FUNDACIÓN MUCHACHOS CON DON BOSCO
Los zapatos de Gapai
En la ciudad de la “Hamaca de Dios”, a la mirada del Mogote, transcurrieron algunos años de mi adolescencia.
Al arrullo del Yaque se entretejieron ideales, matizados por la realidad de campesinos, curtidos al fuego del trabajo, y la visita de quienes escapaban del ruido citadino y posaban sus cabezas, para descansar, en la tierra donde Dios se acuesta.

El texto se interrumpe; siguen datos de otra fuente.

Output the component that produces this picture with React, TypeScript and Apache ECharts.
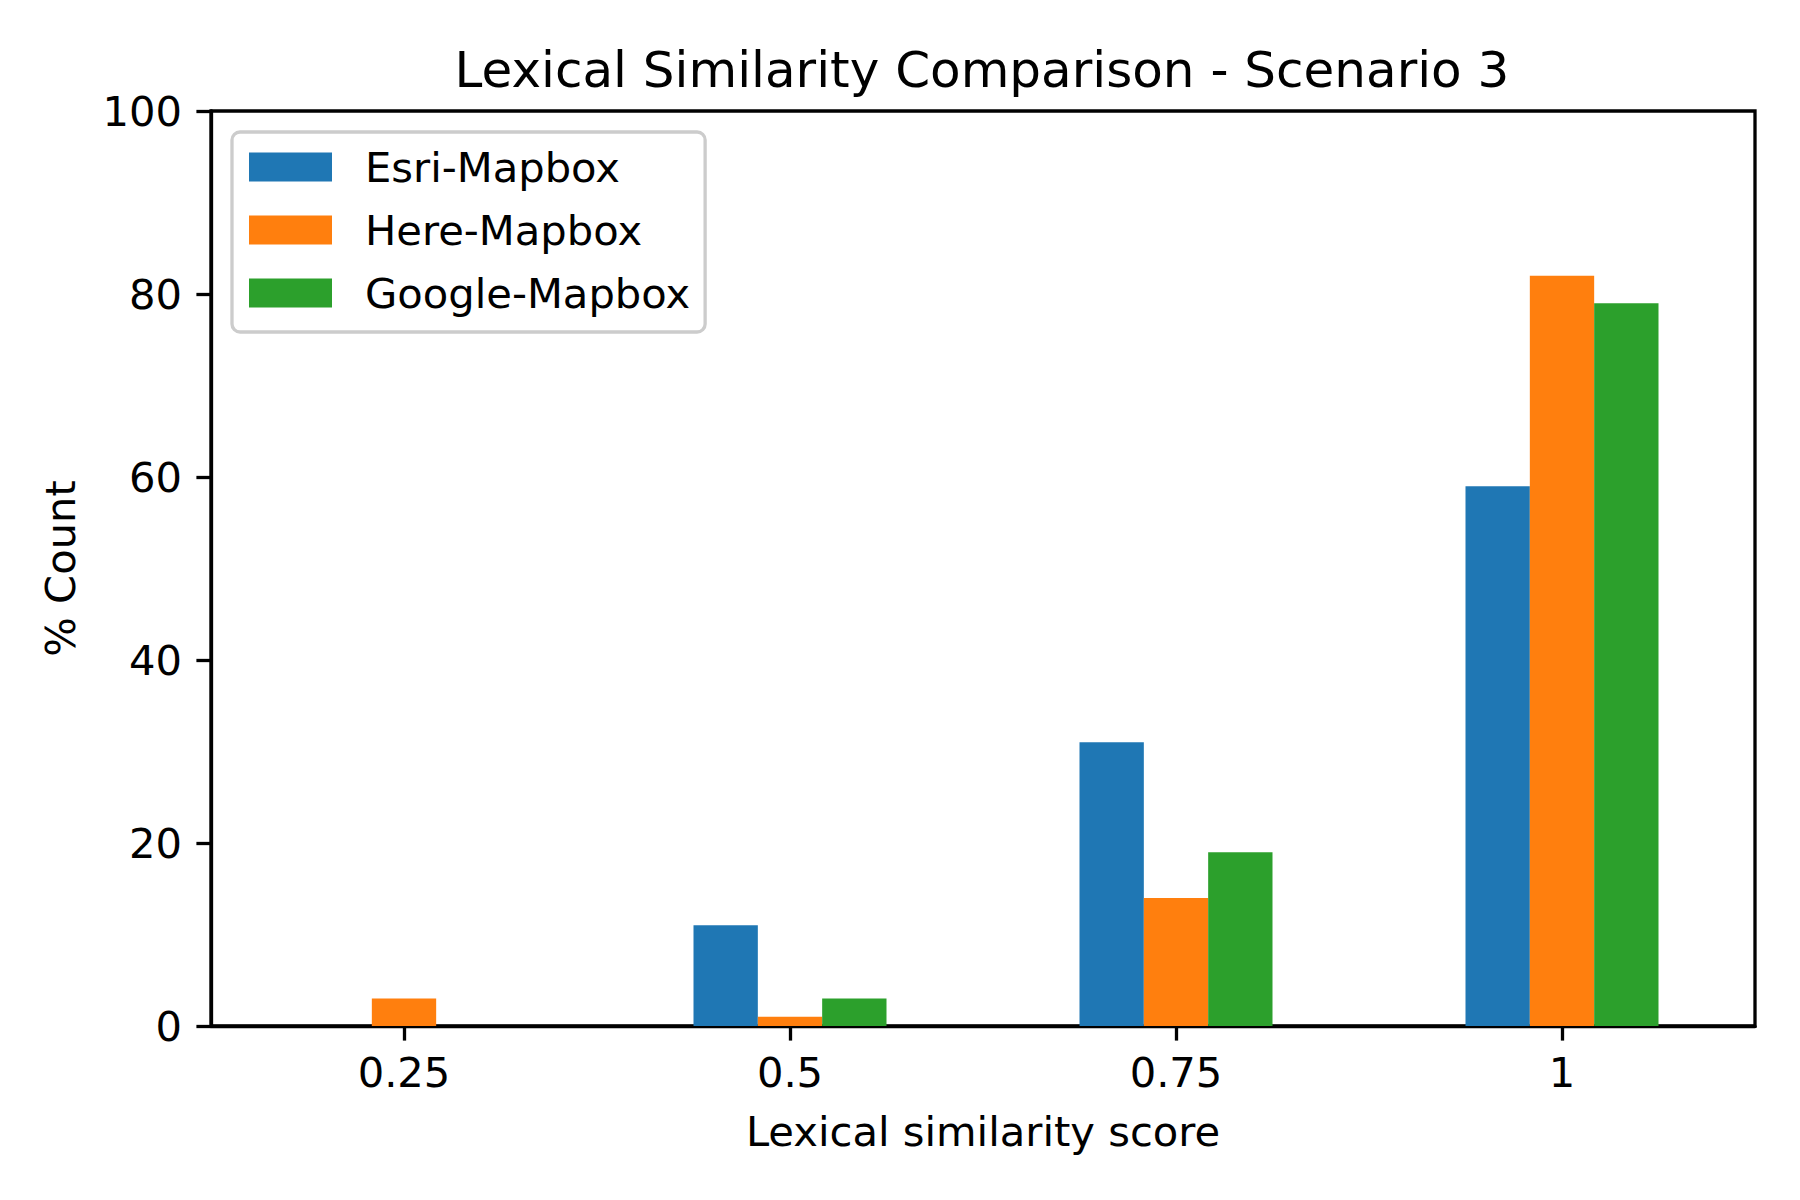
import React, { useEffect, useRef } from "react";
import * as echarts from "echarts";

const categories = ["0.25", "0.5", "0.75", "1"];
const seriesNames = ["Esri-Mapbox", "Here-Mapbox", "Google-Mapbox"];
const esriValues = [0, 11, 31, 59];
const hereValues = [3, 1, 14, 82];
const googleValues = [0, 3, 19, 79];
const colors = ["#1f77b4", "#ff7f0e", "#2ca02c"];
const yTicks = { min: 0, max: 100, interval: 20 };

const FONT = "DejaVu Sans";
const LW = 3.3;

export default function App() {
  const ref = useRef<HTMLDivElement>(null);
  useEffect(() => {
    if (!ref.current) return;
    const chart = echarts.init(ref.current, null, { renderer: "svg" });
    const data = [esriValues, hereValues, googleValues];
    chart.setOption({
      animation: false,
      backgroundColor: "#ffffff",
      textStyle: { fontFamily: FONT },
      title: {
        text: "Lexical Similarity Comparison - Scenario 3",
        left: 977,
        textAlign: "center",
        top: 40,
        textStyle: { fontFamily: FONT, fontSize: 50, fontWeight: "normal", color: "#000" },
      },
      legend: {
        orient: "vertical",
        left: 232,
        top: 132,
        padding: [14, 15, 18, 17],
        itemWidth: 83,
        itemHeight: 29,
        itemGap: 21,
        backgroundColor: "rgba(255,255,255,0.8)",
        borderColor: "#cccccc",
        borderWidth: LW,
        borderRadius: 8,
        icon: "rect",
        textStyle: {
          fontFamily: FONT,
          fontSize: 41.67,
          lineHeight: 42,
          color: "#000",
          padding: [0, 0, 0, 28],
        },
        data: seriesNames,
      },
      grid: {
        left: 211,
        top: 111,
        right: 45,
        bottom: 174,
        show: true,
        borderColor: "#000",
        borderWidth: LW,
        backgroundColor: "transparent",
      },
      xAxis: {
        type: "category",
        data: categories,
        boundaryGap: true,
        name: "Lexical similarity score",
        nameLocation: "middle",
        nameGap: 84,
        nameTextStyle: { fontFamily: FONT, fontSize: 41.67, color: "#000" },
        axisLine: { show: true, lineStyle: { color: "#000", width: LW } },
        axisTick: { show: true, alignWithLabel: true, interval: 0, length: 14.6, lineStyle: { color: "#000", width: LW } },
        axisLabel: { fontFamily: FONT, fontSize: 41.67, color: "#000", margin: 25, interval: 0 },
        splitLine: { show: false },
      },
      yAxis: {
        type: "value",
        min: yTicks.min,
        max: yTicks.max,
        interval: yTicks.interval,
        name: "% Count",
        nameLocation: "middle",
        nameGap: 130,
        nameRotate: 90,
        nameTextStyle: { fontFamily: FONT, fontSize: 41.67, color: "#000" },
        axisLine: { show: true, lineStyle: { color: "#000", width: LW } },
        axisTick: { show: true, length: 14.6, lineStyle: { color: "#000", width: LW } },
        axisLabel: { fontFamily: FONT, fontSize: 41.67, color: "#000", margin: 29 },
        splitLine: { show: false },
      },
      series: seriesNames.map((name, i) => ({
        name,
        type: "bar",
        data: data[i],
        barWidth: "16.667%",
        barGap: "0%",
        itemStyle: { color: colors[i] },
      })),
    });
    return () => chart.dispose();
  }, []);
  return (
    <div style={{ position: "fixed", left: 0, top: 0, width: 1800, height: 1200, background: "#fff" }}>
      <div ref={ref} style={{ width: 1800, height: 1200 }} />
    </div>
  );
}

Las calles de Jarabacoa se alegraban diariamente con la presencia de exóticos personajes: José El Burrero, con sus recuas de asnos cargados de arena; Tolargo, el gomero, llamado así por su tamaño que desafiaba al cielo; y Juaniquín, siempre dispuesto a ofrecer primeros auxilios, incluyendo una inyección a quien la necesitaba.
Otros atractivos, parte de lo que el viento se llevó, daban sabor a esta inocente vida, bañada por la cantarina tríada: Baiguate, Jimenoa y Yaque. Eran frecuentes los maroteos en la Loma de Don Picho y la visita a su trapiche, las toronjas en el conuco de Don Viro, los chapuzones en el charco de Don Mon, y los paseos a la Confluencia o a Pinar Quemado.
Entre las personas pintorescas que llegaban cada día al pueblo se encontraba Gaspar, mejor conocido como Gapai. Era alto, nariz aguileña, dentadura entrecortada. De cabellos generosos, mirada penetrante, como si desafiara siempre a entablar un diálogo. Pero no lo escuché nunca hablar.
Los grandes pies, proporcionados a su cuerpo de cíclope, eran vírgenes, nunca habían conocido zapatos. ¡Cuántos kilómetros recorría a diario! Esta situación motivó una idea compasiva: había que comprarle unos zapatos a Gapai. Y así se hizo. La buena acción fue como un amplio respiro colectivo hacia el infinito, al que ayudaba el aire fresco de la montaña.
La sonrisa permanente de Gapai se hizo más expresiva al recibir el regalo, fruto de la solidaridad de la gente.
Sin embargo, para sorpresa de todos, durante días no se supo de Gapai. Su ausencia suscitó una serie de interrogantes inquietantes, que solo semanas después encontraron respuesta.
Allí estaba de nuevo, azotado por las estrecheces de la vida, pero respirando ilusión en su sonrisa. Así como suena, Gapai venía nuevamente descalzo, colgando en su pescuezo los zapatos, entrelazados con un nudo, a modo de bufanda,
Entre preguntas y respuestas, todo llevó a la conclusión de que tan fuerte era la cachaza de sus pies, que no soportaron ese cuerpo extraño. Para él era más cómodo deambular descalzo del campo a la ciudad y viceversa.
Tras el paso de los años, Gapai ha venido a mi memoria. Su recuerdo me ha hecho comprender en algo la obstinación humana en el camino del mal. He llegado a la convicción de que también la maldad crea cachaza, hasta impedir muchas veces un cambio de conducta que haga aceptable la vida.
Hay que cultivar la virtud al empezar la vida, cuando todavía no se ha creado una cachaza que se resista al cambio.